> Description of the task
From the first line of the data below through the line holding "plt.rcParams['mathtext.it'] = 'Liberation", output each line exactly and leave the pictures out.

> Data lines
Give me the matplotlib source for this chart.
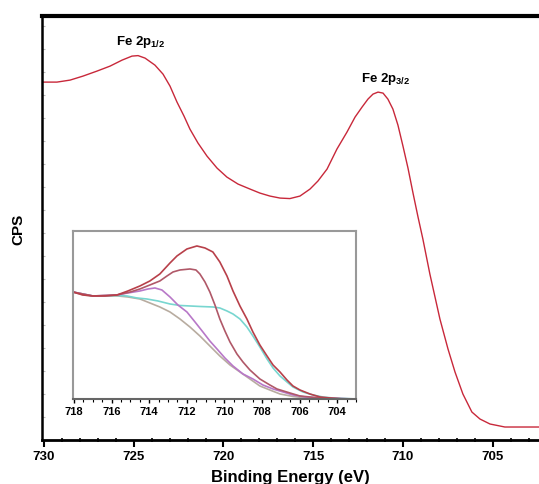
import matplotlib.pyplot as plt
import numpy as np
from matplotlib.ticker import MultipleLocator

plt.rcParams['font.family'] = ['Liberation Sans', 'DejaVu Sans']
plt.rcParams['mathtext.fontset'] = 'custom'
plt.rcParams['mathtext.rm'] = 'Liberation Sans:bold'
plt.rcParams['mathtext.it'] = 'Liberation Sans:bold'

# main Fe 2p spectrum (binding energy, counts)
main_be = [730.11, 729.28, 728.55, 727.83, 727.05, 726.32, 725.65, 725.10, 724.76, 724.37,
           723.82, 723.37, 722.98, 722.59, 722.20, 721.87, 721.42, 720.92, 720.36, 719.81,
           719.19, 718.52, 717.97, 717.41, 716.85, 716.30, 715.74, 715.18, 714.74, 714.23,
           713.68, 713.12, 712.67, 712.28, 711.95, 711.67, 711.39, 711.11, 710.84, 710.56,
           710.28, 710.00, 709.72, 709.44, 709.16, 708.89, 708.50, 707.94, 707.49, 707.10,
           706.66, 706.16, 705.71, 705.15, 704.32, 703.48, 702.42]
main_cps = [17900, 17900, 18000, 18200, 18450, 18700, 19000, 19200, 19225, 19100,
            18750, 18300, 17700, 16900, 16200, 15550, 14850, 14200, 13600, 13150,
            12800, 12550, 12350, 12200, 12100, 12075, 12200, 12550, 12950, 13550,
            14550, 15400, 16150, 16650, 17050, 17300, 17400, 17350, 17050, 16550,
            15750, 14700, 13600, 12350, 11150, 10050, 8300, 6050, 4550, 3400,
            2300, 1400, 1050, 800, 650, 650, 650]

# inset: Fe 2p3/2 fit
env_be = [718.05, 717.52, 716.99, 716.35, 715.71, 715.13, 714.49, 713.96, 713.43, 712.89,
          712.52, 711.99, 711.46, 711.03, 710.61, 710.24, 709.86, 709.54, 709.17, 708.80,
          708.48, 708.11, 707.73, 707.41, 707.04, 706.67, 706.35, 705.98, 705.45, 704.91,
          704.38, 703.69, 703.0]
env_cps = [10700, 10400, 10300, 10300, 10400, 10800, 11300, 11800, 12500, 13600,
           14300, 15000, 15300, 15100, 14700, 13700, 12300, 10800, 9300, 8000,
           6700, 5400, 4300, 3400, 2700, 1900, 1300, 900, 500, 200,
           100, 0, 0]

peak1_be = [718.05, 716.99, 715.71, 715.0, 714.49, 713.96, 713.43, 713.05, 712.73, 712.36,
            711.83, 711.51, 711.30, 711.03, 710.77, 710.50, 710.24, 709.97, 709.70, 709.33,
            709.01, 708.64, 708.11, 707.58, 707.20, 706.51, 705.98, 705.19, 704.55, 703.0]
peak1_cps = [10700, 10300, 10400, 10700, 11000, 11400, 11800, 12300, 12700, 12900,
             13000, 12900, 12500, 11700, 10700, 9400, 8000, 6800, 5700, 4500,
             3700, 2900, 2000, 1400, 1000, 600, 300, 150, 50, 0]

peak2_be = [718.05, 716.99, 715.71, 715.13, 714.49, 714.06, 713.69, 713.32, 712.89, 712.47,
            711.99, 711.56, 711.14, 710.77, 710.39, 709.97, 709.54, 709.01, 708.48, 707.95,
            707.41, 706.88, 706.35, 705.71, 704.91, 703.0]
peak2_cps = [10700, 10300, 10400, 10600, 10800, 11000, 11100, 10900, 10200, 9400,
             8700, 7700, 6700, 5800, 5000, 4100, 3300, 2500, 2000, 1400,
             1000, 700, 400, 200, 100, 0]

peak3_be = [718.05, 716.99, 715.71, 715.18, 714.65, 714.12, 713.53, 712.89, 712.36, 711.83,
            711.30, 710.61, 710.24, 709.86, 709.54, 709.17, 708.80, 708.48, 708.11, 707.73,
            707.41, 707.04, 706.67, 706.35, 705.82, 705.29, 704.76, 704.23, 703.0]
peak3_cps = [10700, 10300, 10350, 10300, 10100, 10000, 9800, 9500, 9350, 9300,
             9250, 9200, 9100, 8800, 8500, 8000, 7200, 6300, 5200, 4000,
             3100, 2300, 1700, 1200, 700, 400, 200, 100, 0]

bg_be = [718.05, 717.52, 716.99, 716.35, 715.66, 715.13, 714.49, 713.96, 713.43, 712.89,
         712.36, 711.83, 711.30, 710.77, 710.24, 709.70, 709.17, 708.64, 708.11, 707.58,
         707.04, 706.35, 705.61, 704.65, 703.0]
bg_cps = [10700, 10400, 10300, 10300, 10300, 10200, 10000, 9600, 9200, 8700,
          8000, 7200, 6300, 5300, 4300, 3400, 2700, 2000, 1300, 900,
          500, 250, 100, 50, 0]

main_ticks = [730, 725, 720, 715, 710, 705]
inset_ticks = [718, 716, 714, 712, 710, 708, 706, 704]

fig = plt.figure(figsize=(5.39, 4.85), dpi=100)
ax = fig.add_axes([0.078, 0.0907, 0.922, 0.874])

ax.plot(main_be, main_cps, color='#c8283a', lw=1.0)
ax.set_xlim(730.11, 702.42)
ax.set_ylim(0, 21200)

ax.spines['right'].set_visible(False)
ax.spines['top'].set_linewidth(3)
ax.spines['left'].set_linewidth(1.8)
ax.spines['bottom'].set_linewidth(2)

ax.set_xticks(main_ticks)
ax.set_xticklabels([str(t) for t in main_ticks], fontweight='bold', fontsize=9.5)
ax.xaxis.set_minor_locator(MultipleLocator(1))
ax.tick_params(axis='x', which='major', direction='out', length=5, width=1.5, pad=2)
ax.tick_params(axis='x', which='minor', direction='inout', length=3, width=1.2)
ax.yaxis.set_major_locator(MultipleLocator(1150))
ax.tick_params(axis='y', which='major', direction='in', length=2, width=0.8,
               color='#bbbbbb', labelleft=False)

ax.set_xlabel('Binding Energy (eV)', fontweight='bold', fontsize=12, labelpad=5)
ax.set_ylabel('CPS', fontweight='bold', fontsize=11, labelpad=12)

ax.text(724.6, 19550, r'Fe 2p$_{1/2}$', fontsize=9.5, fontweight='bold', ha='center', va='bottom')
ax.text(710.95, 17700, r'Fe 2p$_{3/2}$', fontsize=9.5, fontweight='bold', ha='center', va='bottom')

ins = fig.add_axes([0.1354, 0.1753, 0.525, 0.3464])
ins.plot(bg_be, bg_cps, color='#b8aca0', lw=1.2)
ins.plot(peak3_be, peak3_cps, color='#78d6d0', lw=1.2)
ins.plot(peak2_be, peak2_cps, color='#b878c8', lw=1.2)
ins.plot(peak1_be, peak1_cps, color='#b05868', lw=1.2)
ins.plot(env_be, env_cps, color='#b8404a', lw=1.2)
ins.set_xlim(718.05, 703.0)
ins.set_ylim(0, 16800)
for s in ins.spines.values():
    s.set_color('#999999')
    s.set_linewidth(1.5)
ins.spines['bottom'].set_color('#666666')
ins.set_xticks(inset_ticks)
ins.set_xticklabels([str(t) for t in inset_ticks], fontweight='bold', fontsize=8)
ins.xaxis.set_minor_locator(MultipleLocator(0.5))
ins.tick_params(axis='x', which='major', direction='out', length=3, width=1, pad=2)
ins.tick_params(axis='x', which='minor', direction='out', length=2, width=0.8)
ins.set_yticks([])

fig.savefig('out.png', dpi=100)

> Worked answer
Give me the matplotlib source for this chart.
import matplotlib.pyplot as plt
import numpy as np
from matplotlib.ticker import MultipleLocator

plt.rcParams['font.family'] = ['Liberation Sans', 'DejaVu Sans']
plt.rcParams['mathtext.fontset'] = 'custom'
plt.rcParams['mathtext.rm'] = 'Liberation Sans:bold'
plt.rcParams['mathtext.it'] = 'Liberation Sans:bold'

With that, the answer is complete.